## Exercise:
Give the listing again character for character, but drop the images.

## Dataset content:
********************

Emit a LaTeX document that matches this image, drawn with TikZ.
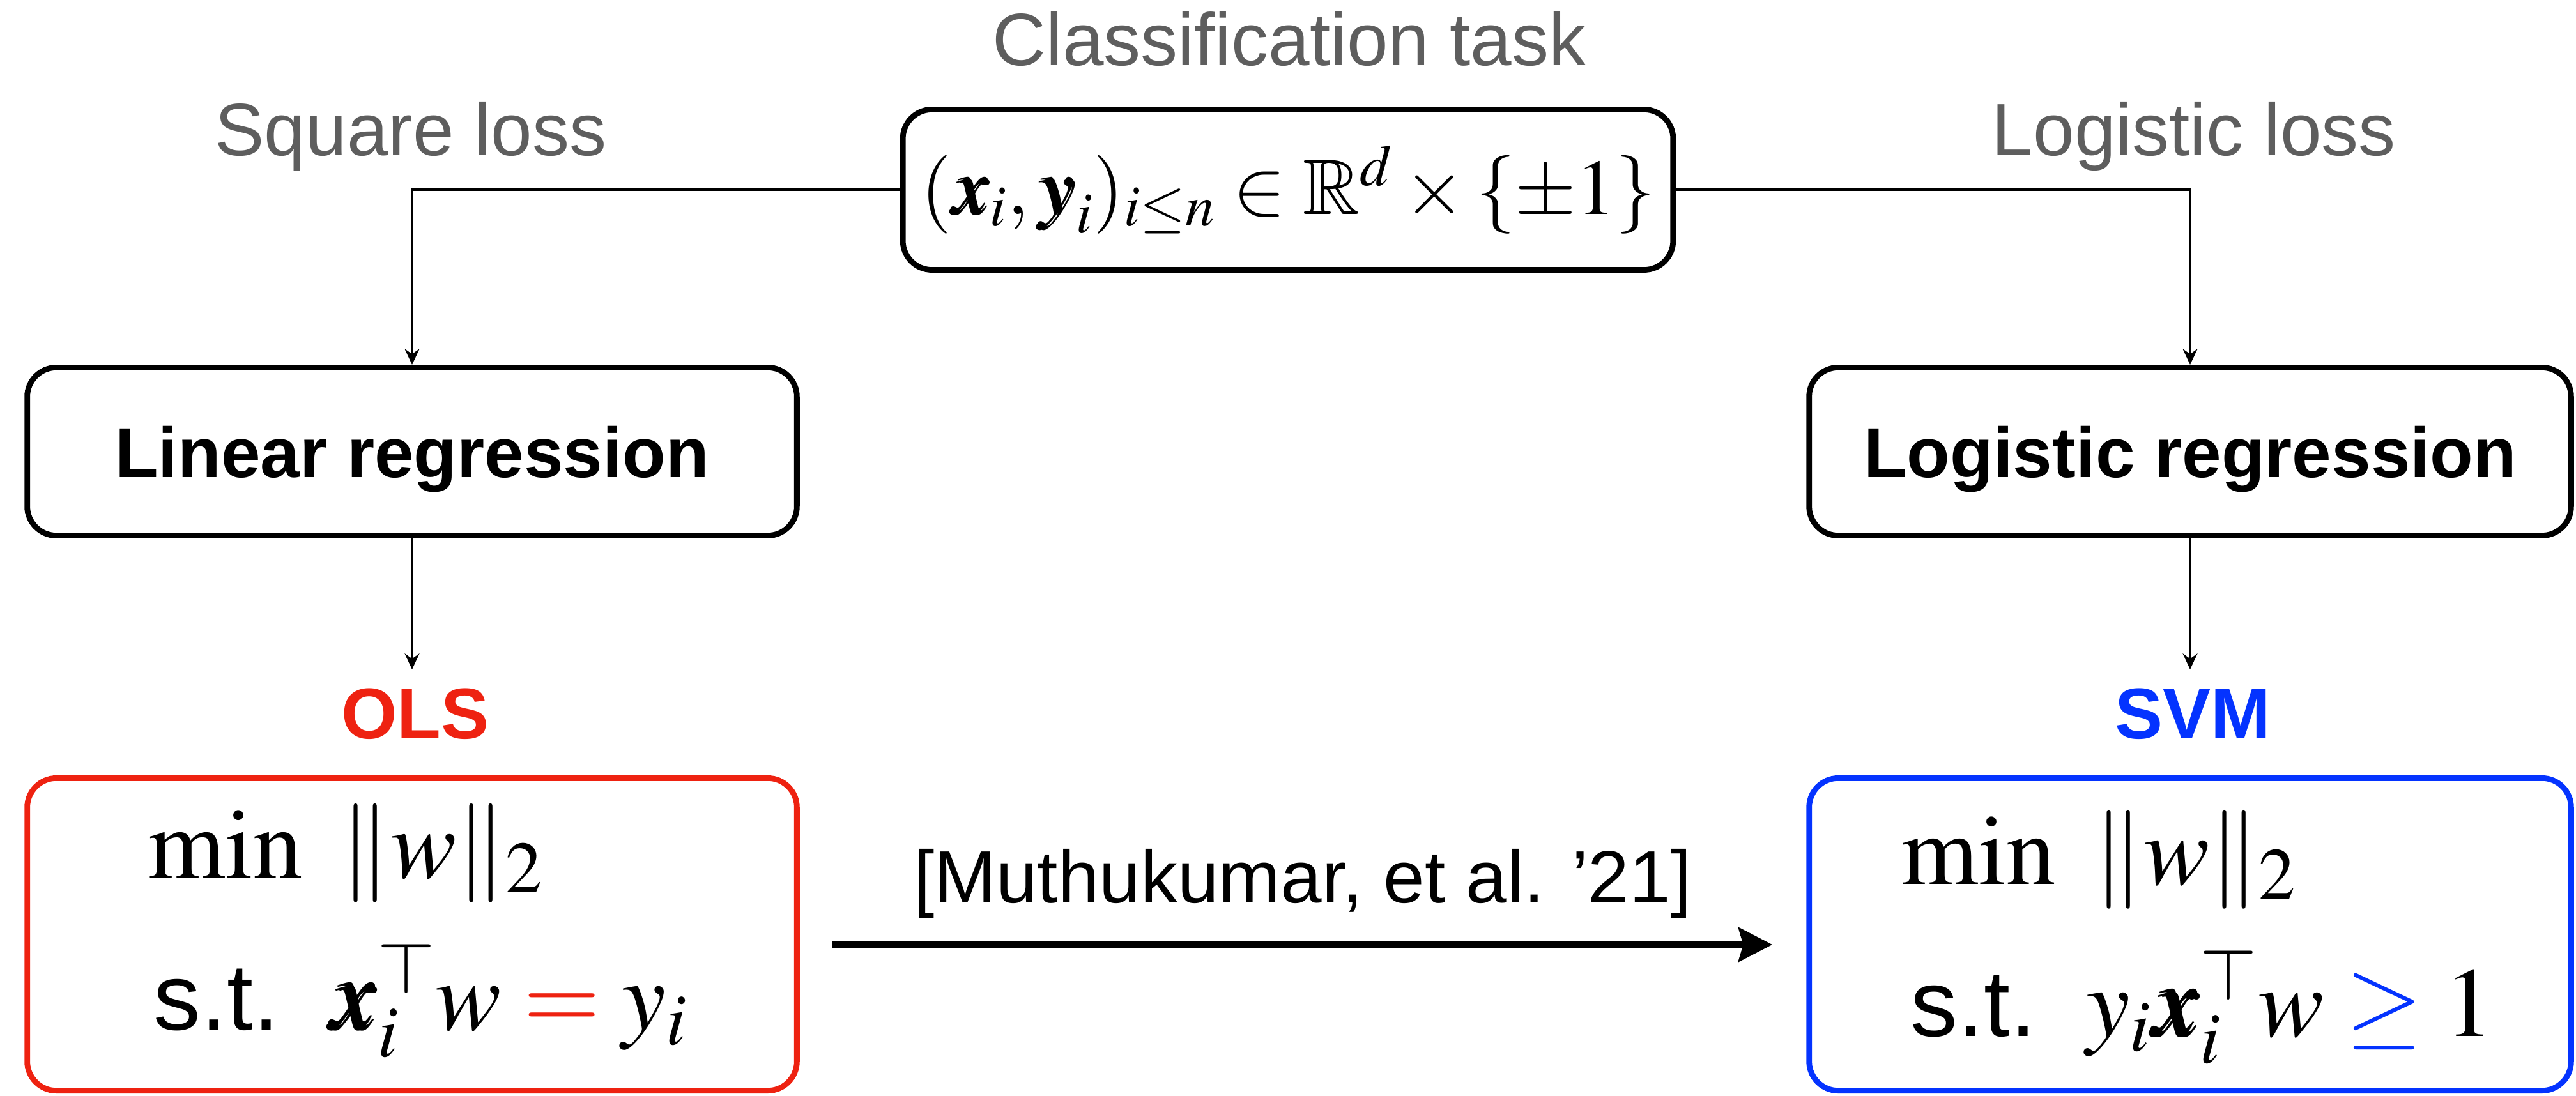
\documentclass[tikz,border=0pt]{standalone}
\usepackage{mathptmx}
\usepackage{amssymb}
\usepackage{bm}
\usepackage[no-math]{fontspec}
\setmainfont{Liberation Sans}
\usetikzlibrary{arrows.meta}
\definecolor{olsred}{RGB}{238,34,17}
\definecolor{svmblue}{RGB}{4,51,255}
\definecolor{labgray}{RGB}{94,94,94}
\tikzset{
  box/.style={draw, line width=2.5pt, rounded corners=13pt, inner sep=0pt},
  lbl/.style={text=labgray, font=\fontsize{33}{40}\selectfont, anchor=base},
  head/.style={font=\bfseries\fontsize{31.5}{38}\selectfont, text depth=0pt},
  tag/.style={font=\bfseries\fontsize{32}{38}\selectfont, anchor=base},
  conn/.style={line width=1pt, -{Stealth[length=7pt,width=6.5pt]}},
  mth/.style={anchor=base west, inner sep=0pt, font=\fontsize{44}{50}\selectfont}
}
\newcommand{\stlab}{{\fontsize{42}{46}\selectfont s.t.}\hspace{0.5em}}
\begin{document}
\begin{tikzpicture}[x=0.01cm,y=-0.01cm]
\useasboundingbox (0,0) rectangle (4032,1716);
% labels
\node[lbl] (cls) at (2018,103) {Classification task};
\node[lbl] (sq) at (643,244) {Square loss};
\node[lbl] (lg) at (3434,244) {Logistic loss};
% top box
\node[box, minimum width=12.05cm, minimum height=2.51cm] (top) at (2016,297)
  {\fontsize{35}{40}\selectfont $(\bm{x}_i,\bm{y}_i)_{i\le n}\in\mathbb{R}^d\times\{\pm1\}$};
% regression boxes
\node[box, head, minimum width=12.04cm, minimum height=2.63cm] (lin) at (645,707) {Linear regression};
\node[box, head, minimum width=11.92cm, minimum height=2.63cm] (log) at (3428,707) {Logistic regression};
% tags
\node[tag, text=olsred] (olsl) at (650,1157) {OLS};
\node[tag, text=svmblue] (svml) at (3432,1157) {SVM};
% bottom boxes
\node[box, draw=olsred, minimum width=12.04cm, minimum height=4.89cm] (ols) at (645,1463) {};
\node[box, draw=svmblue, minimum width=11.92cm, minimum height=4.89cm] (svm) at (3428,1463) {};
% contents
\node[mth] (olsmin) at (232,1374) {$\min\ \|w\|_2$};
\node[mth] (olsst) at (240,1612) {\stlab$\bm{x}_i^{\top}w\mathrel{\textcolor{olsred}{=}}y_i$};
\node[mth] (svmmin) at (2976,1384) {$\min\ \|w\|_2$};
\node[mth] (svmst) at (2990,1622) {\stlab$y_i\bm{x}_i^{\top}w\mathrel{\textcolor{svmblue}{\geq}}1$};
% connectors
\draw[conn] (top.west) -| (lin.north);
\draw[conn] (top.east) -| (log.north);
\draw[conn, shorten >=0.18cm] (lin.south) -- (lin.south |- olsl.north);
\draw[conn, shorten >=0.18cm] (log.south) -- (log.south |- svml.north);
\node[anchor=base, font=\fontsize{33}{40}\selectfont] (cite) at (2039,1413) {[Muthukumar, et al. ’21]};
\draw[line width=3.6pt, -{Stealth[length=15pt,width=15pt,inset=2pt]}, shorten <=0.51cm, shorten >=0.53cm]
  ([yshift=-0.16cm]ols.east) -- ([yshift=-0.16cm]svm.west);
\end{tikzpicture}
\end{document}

********************

## Task solution:
Emit a LaTeX document that matches this image, drawn with TikZ.
\documentclass[tikz,border=0pt]{standalone}
\usepackage{mathptmx}
\usepackage{amssymb}
\usepackage{bm}
\usepackage[no-math]{fontspec}
\setmainfont{Liberation Sans}
\usetikzlibrary{arrows.meta}
\definecolor{olsred}{RGB}{238,34,17}
\definecolor{svmblue}{RGB}{4,51,255}
\definecolor{labgray}{RGB}{94,94,94}
\tikzset{
  box/.style={draw, line width=2.5pt, rounded corners=13pt, inner sep=0pt},
  lbl/.style={text=labgray, font=\fontsize{33}{40}\selectfont, anchor=base},
  head/.style={font=\bfseries\fontsize{31.5}{38}\selectfont, text depth=0pt},
  tag/.style={font=\bfseries\fontsize{32}{38}\selectfont, anchor=base},
  conn/.style={line width=1pt, -{Stealth[length=7pt,width=6.5pt]}},
  mth/.style={anchor=base west, inner sep=0pt, font=\fontsize{44}{50}\selectfont}
}
\newcommand{\stlab}{{\fontsize{42}{46}\selectfont s.t.}\hspace{0.5em}}
\begin{document}
\begin{tikzpicture}[x=0.01cm,y=-0.01cm]
\useasboundingbox (0,0) rectangle (4032,1716);
% labels
\node[lbl] (cls) at (2018,103) {Classification task};
\node[lbl] (sq) at (643,244) {Square loss};
\node[lbl] (lg) at (3434,244) {Logistic loss};
% top box
\node[box, minimum width=12.05cm, minimum height=2.51cm] (top) at (2016,297)
  {\fontsize{35}{40}\selectfont $(\bm{x}_i,\bm{y}_i)_{i\le n}\in\mathbb{R}^d\times\{\pm1\}$};
% regression boxes
\node[box, head, minimum width=12.04cm, minimum height=2.63cm] (lin) at (645,707) {Linear regression};
\node[box, head, minimum width=11.92cm, minimum height=2.63cm] (log) at (3428,707) {Logistic regression};
% tags
\node[tag, text=olsred] (olsl) at (650,1157) {OLS};
\node[tag, text=svmblue] (svml) at (3432,1157) {SVM};
% bottom boxes
\node[box, draw=olsred, minimum width=12.04cm, minimum height=4.89cm] (ols) at (645,1463) {};
\node[box, draw=svmblue, minimum width=11.92cm, minimum height=4.89cm] (svm) at (3428,1463) {};
% contents
\node[mth] (olsmin) at (232,1374) {$\min\ \|w\|_2$};
\node[mth] (olsst) at (240,1612) {\stlab$\bm{x}_i^{\top}w\mathrel{\textcolor{olsred}{=}}y_i$};
\node[mth] (svmmin) at (2976,1384) {$\min\ \|w\|_2$};
\node[mth] (svmst) at (2990,1622) {\stlab$y_i\bm{x}_i^{\top}w\mathrel{\textcolor{svmblue}{\geq}}1$};
% connectors
\draw[conn] (top.west) -| (lin.north);
\draw[conn] (top.east) -| (log.north);
\draw[conn, shorten >=0.18cm] (lin.south) -- (lin.south |- olsl.north);
\draw[conn, shorten >=0.18cm] (log.south) -- (log.south |- svml.north);
\node[anchor=base, font=\fontsize{33}{40}\selectfont] (cite) at (2039,1413) {[Muthukumar, et al. ’21]};
\draw[line width=3.6pt, -{Stealth[length=15pt,width=15pt,inset=2pt]}, shorten <=0.51cm, shorten >=0.53cm]
  ([yshift=-0.16cm]ols.east) -- ([yshift=-0.16cm]svm.west);
\end{tikzpicture}
\end{document}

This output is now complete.